Learn how easy it is to sync an existing GitHub or Google Code repo to a SourceForge project! See Demo


#426 Deduplicate Strings in UndoManager for big search&replace

Thomas Meyer

The UndoManager.contentRemoved() method is called by the JEditBuffer.remove() method and is supplied with a new string object for every call. In large search&replace-all scenarios this can quickly fill up memory as a reference is hold by the created CompoundEdit object, so these objects cannot get garbage collected. Use the KillRing, that is called anyway, to check for the existence of an equal String object. Sadly this doesn't work for whitespace replaces as the KillRing doesn't seem to store these.
For the test file in patch 3527797 (file: jedit-slow-search-replace-small.txt.zip) and a search-and-replace-all from "," to ", " this saves about 72MB of String objects for this simple search&replace-all case.


  • Thomas Meyer
    Thomas Meyer

    New patch against 3531538

  • Would you please give measures of this patch and unconditional use of
    String.intern() ? If their difference is not so much, I think the
    latter will be preferable in favor of less code complexity.

  • Thomas Meyer
    Thomas Meyer

    Hi k_satoda,

    I'm not sure if this is the right thing todo. Example:
    1.) Given a long running jEdit session, days or month, the string literal pool will get filled up with every search and replace action. These literal will still exists after the corresponding buffer is closed and will never get deleted.
    2.) Especially when you use as a search argument a regex and as a replacement a beanshell script, every replacement string may be different. this will quickly fill up the string literal pool, which will never get purged.

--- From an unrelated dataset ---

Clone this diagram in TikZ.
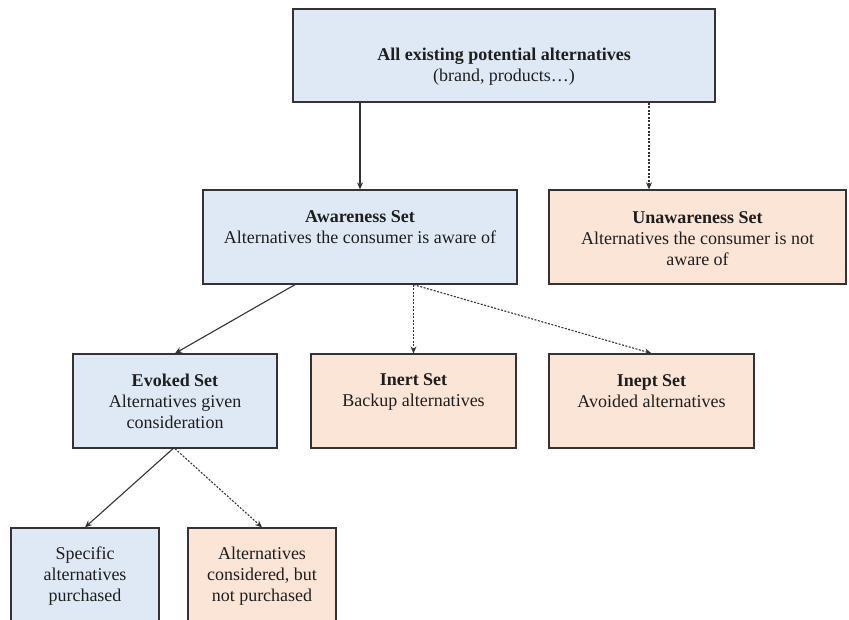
\documentclass[tikz,border=0pt]{standalone}
\usepackage{fontspec}
\setmainfont{Liberation Serif}
\usetikzlibrary{arrows.meta,fit}
\definecolor{setblue}{HTML}{DEE9F5}
\definecolor{setpeach}{HTML}{FBE5D7}
\definecolor{edgegray}{HTML}{333333}
\definecolor{inkgray}{HTML}{1E1E1E}

\begin{document}
\begin{tikzpicture}[x=1pt,y=-1pt,
  setbox/.style={draw=edgegray, line width=1.3pt, inner sep=0pt},
  bluebox/.style={setbox, fill=setblue},
  peachbox/.style={setbox, fill=setpeach},
  txt/.style={anchor=north, align=center, inner sep=0pt, text=inkgray,
    font=\fontsize{18}{21}\selectfont},
  flow/.style={-{Stealth[length=7pt,width=6pt]}, line width=1.1pt, draw=edgegray},
  maybe/.style={flow, dash pattern=on 2pt off 1.5pt}]

\useasboundingbox (0,0) rectangle (849,619);

% set boxes
\node[bluebox, fit={(293,9) (715,102)}] (all) {};
\node[bluebox, fit={(203,190) (517,284)}] (aware) {};
\node[peachbox, fit={(549,190) (846,284)}] (unaware) {};
\node[bluebox, fit={(73,354) (277,448)}] (evoked) {};
\node[peachbox, fit={(311,354) (516,448)}] (inert) {};
\node[peachbox, fit={(549,354) (754,448)}] (inept) {};
\node[bluebox, fit={(11,528) (159,640)}] (bought) {};
\node[peachbox, fit={(188,528) (336,640)}] (notbought) {};

% box texts
\node[txt] (all-t) at (504,47.7) {\textbf{All existing potential alternatives}\\(brand, products\ldots)};
\node[txt] (aware-t) at (360,210.7) {\textbf{Awareness Set}\\Alternatives the consumer is aware of};
\node[txt] (unaware-t) at (697.5,211.7) {\textbf{Unawareness Set}\\Alternatives the consumer is not\\aware of};
\node[txt] (evoked-t) at (175,373.7) {\textbf{Evoked Set}\\Alternatives given\\consideration};
\node[txt] (inert-t) at (413.5,373.7) {\textbf{Inert Set}\\Backup alternatives};
\node[txt] (inept-t) at (651.5,374.7) {\textbf{Inept Set}\\Avoided alternatives};
\node[txt] (bought-t) at (85,546.7) {Specific\\alternatives\\purchased};
\node[txt] (notbought-t) at (262,546.7) {Alternatives\\considered, but\\not purchased};

% connector positions off the box centres
\coordinate (unaware-x) at (649,0);
\coordinate (evoked-x) at (295,0);

% connectors
\draw[flow] (all.south -| aware.north) -- (aware.north);
\draw[maybe] (all.south -| unaware-x) -- (unaware.north -| unaware-x);
\draw[flow] (aware.south -| evoked-x) -- (evoked.north);
\draw[maybe] (aware.south -| inert.north) -- (inert.north);
\draw[maybe] (aware.south -| inert.north) -- (inept.north);
\draw[flow] (evoked.south) ++(-2,0) -- (bought.north);
\draw[maybe] (evoked.south) -- (notbought.north);
\end{tikzpicture}
\end{document}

    So I think to only internal white spaces strings is a good compromise.

  • Did you miss a recent thread on jedit-devel?
    In short, a good implementation of String.intern() hold the String in
    pool as weak references and the instances will be collected as same as
    all other objects, and JDK provides such implementation.

    So I think it worth a measure.

  • Thomas Meyer
    Thomas Meyer

    Yes, okay. I didn't know that. Okay. updated patch attached. The saving still exists with String.intern() for a file with 2.260.000 changes from "," to ", ".

  • Thomas Meyer
    Thomas Meyer

    results before and after patch

    • assigned_to: nobody --> k_satoda
  • Could you please measure the time, too?

    Some articles about String.intern() says it can be a CPU bottle neck. If
    it is the case, we should try UniquePool (attached in the below
    mentioned thread), or using KillRing as you originally proposed.

    For the patch, is the move of getLastEdit() relevant to this issue? If
    it is, please explain what was wrong. If not, please drop from the
    patch. If it is just a code clean up without changing behavior, I'll
    commit it in a separate revision before or after the patch.

  • Thomas Meyer
    Thomas Meyer

    1.) Mesurment results:
    with patch:
    18:14:15 [AWT-EventQueue-0] [debug] SearchAndReplace: Call= 1 Diff= 22093582292 Avg=22093582292
    18:17:54 [AWT-EventQueue-0] [debug] SearchAndReplace: Call= 2 Diff= 18648002863 Avg=20370792577
    18:18:24 [AWT-EventQueue-0] [debug] SearchAndReplace: Call= 3 Diff= 17526573108 Avg=19422719421

    without patch:
    18:21:44 [AWT-EventQueue-0] [debug] SearchAndReplace: Call= 1 Diff= 22909061134 Avg=22909061134
    18:22:57 [AWT-EventQueue-0] [debug] SearchAndReplace: Call= 3 Diff= 14757049554 Avg=17632463808
    18:22:12 [AWT-EventQueue-0] [debug] SearchAndReplace: Call= 2 Diff= 15231280738 Avg=19070170936

    2.) getLastEdit()
    no, these are just code clean ups, as getLastEdit() is only needed when clearDirty is set.

    • summary: Use KillRing to deduplicate objects in UndoManager --> Deduplicate Strings in UndoManager for big search&replace
    • status: open --> closed-accepted
  • Accepted as r21884.

    The code cleanup part was accepted as r21883.